HPA Panel Addresses Post Production’s Move to the Cloud

Is post production dead… or has it just fled to the cloud? That question was posed by HPA President Leon Silverman who moderated a panel on the future of post production at the HPA Tech Retreat yesterday. Post production facilities coping with complicated metadata and new delivery platforms are moving services to the cloud, and panelists from companies including Sony, Premiere Digital, Paramount, Light Iron and others described how they are incorporating cloud services.

Sony deployed its Cloud Media Services a short time ago, said Chief Business Officer John Vickery who noted that, with funding from Sony’s Tokyo office, the Cloud Media Services is a strategic development “to build out an ecosystem for what we’ve already developed.”

“This solves a simple problem we heard every day: I have people working in multiple locations and I need for them to be able to collaborate seamlessly and easily,” Vickery said “We built up a service via Amazon that allows people to upload, share, organize safely and securely.”

Steve Rosenberg, President/COO of Premiere Digital Services, a cloud-based digital asset management, storage and fulfillment company, noted that content owners are having a tough time packaging and distributing older assets for new platforms. “All the players from iTunes to Netflix and Google change what they want pretty regularly,” he said. “Players in the industry want to differentiate themselves so packaging changes regularly.”

Metadata can be a weak point or, as Craig German, EVP Worldwide Technical Operations of Paramount Pictures said, “the bane of our existence.” “We have uncontrolled entry points,” he explained. “You need business rules to correctly identify assets and their relationship.

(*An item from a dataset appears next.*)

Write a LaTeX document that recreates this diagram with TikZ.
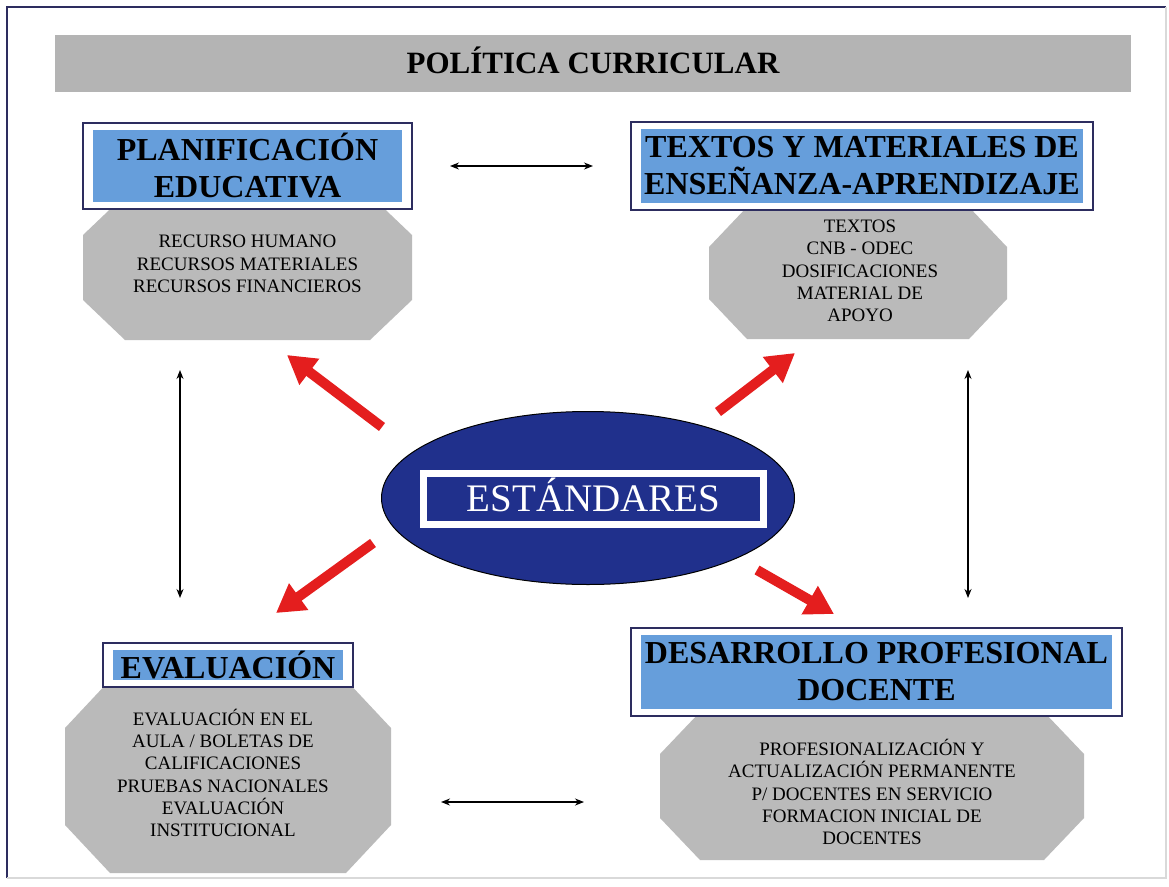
\documentclass[tikz,border=0pt]{standalone}
\usepackage{fontspec}
\setmainfont{Liberation Serif}
\usetikzlibrary{arrows.meta,shapes.geometric}

\definecolor{azulcab}{RGB}{102,158,219}
\definecolor{azulosc}{RGB}{32,48,140}
\definecolor{marco}{RGB}{45,45,95}
\definecolor{grisbarra}{RGB}{180,180,180}
\definecolor{grisoct}{RGB}{186,186,186}
\definecolor{rojo}{RGB}{228,30,30}

\tikzset{
  cabecera/.style={draw=marco, line width=1.3pt, fill=white, align=center, inner sep=0pt,
    font=\fontsize{32}{37}\selectfont\bfseries,
    path picture={\fill[azulcab] ([shift={(10pt,-7pt)}]path picture bounding box.north west)
      rectangle ([shift={(-10pt,7pt)}]path picture bounding box.south east);}},
  cuerpo/.style={align=center, inner sep=0pt, font=\fontsize{19}{22.3}\selectfont},
  flecha/.style={draw=rojo, line width=10pt, -{Triangle[length=28pt,width=31pt]}},
  doble/.style={line width=1.3pt, {Stealth[length=9pt,width=7pt]}-{Stealth[length=9pt,width=7pt]}},
}

\begin{document}
\begin{tikzpicture}[x=1pt,y=-1pt]
    % Marco
    \useasboundingbox (0,0) rectangle (1169,886);
    \fill[white] (0,0) rectangle (1169,886);
    \draw[marco, line width=1.5pt] (7,878) -- (7,7) -- (1166,7);
    \draw[black!15, line width=1.5pt] (7,878) -- (1166,878) -- (1166,7);

    % Titulo
    \node[fill=grisbarra, minimum width=1076pt, minimum height=57pt, inner sep=0pt,
          font=\fontsize{31}{36}\selectfont\bfseries, text height=20pt, text depth=0pt]
          (titulo) at (593,63.5) {POLÍTICA CURRICULAR};

    % Octagonos grises
    \fill[grisoct] (125,195) -- (370,195) -- (412,235) -- (412,300) -- (370,340)
        -- (125,340) -- (83,300) -- (83,235) -- cycle;
    \fill[grisoct] (747,207) -- (969,207) -- (1007,247) -- (1007,299) -- (969,339)
        -- (747,339) -- (709,299) -- (709,247) -- cycle;
    \fill[grisoct] (110,680) -- (346,680) -- (391,728) -- (391,825) -- (346,873)
        -- (110,873) -- (65,825) -- (65,728) -- cycle;
    \fill[grisoct] (700,712) -- (1044,712) -- (1084,754) -- (1084,818) -- (1044,860)
        -- (700,860) -- (660,818) -- (660,754) -- cycle;

    \node[cuerpo] (tplan) at (247.5,264) {RECURSO HUMANO\\RECURSOS MATERIALES\\RECURSOS FINANCIEROS};
    \node[cuerpo] (ttextos) at (860,271) {TEXTOS\\CNB - ODEC\\DOSIFICACIONES\\MATERIAL DE\\APOYO};
    \node[cuerpo] (teval) at (223,773) {EVALUACIÓN EN EL\\AULA / BOLETAS DE\\CALIFICACIONES\\PRUEBAS NACIONALES\\EVALUACIÓN\\INSTITUCIONAL};
    \node[cuerpo] (tdesa) at (872,792) {PROFESIONALIZACIÓN Y\\ACTUALIZACIÓN PERMANENTE\\P/ DOCENTES EN SERVICIO\\FORMACION INICIAL DE\\DOCENTES};

    % Cabeceras
    \node[cabecera, minimum width=329pt, minimum height=86pt] (plan) at (247.5,166) {PLANIFICACIÓN\\EDUCATIVA};
    \node[cabecera, minimum width=462pt, minimum height=88pt] (textos) at (862,166) {TEXTOS Y MATERIALES DE\\ENSEÑANZA-APRENDIZAJE};
    \node[cabecera, minimum width=250pt, minimum height=44pt] (eval) at (228,665) {EVALUACIÓN};
    \node[cabecera, minimum width=491pt, minimum height=88pt] (desa) at (876.5,672) {DESARROLLO PROFESIONAL\\DOCENTE};

    % Estandares
    \node[ellipse, fill=azulosc, draw=black, line width=1pt, minimum width=413pt,
          minimum height=173pt, inner sep=0pt] (est) at (588,498) {};
    \node[draw=white, line width=7pt, fill=azulosc, minimum width=340pt, minimum height=51pt,
          inner sep=0pt, text=white, font=\fontsize{39}{44}\selectfont, text height=25pt,
          text depth=0pt] (estbox) at (593.5,499) {ESTÁNDARES};

    % Flechas negras
    \coordinate (n1) at (450,166);
    \coordinate (n2) at (593,166);
    \coordinate (n3) at (180,370);
    \coordinate (n4) at (180,598);
    \coordinate (n5) at (968,370);
    \coordinate (n6) at (968,598);
    \coordinate (n7) at (441,802);
    \coordinate (n8) at (584,802);
    \draw[doble] (n1) -- (n2);
    \draw[doble] (n3) -- (n4);
    \draw[doble] (n5) -- (n6);
    \draw[doble] (n7) -- (n8);

    % Flechas rojas
    \coordinate (r1) at (382,427);
    \coordinate (r2) at (287,355);
    \coordinate (r3) at (718,412);
    \coordinate (r4) at (795,353);
    \coordinate (r5) at (373,543);
    \coordinate (r6) at (276,613);
    \coordinate (r7) at (757,570);
    \coordinate (r8) at (834,614);
    \draw[flecha] (r1) -- (r2);
    \draw[flecha] (r3) -- (r4);
    \draw[flecha] (r5) -- (r6);
    \draw[flecha] (r7) -- (r8);
\end{tikzpicture}
\end{document}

We have a dirty archive and need to clean it. We’re trying to centralize it and have one entry point for data.”

Rather than limiting the point of entry to a database, Light Iron CEO Michael Cioni is doing the opposite: giving every department the ability to input its own data. “We wrote Outpost Profile, a cloud-based database that allows each department to log in exactly what they want,” he said. “One thing we learned early on is that one person cannot possibly gather all the information.”

From his point of view, Vickery believes that the mature cloud is not only secure but will open up new possibilities for collaborative content creation.

“I think you’ll see an explosion of available talent,” he said. “Content will be made available and there’ll be an opportunity to participate in the process. Young producers are sourcing talent from all over the world. The more it can be made available and secure, the number of people who will engage in this process will explode. I see a marketplace where people who want to tell their story can find professionals that will help them do that in ways they’re not imagining today.”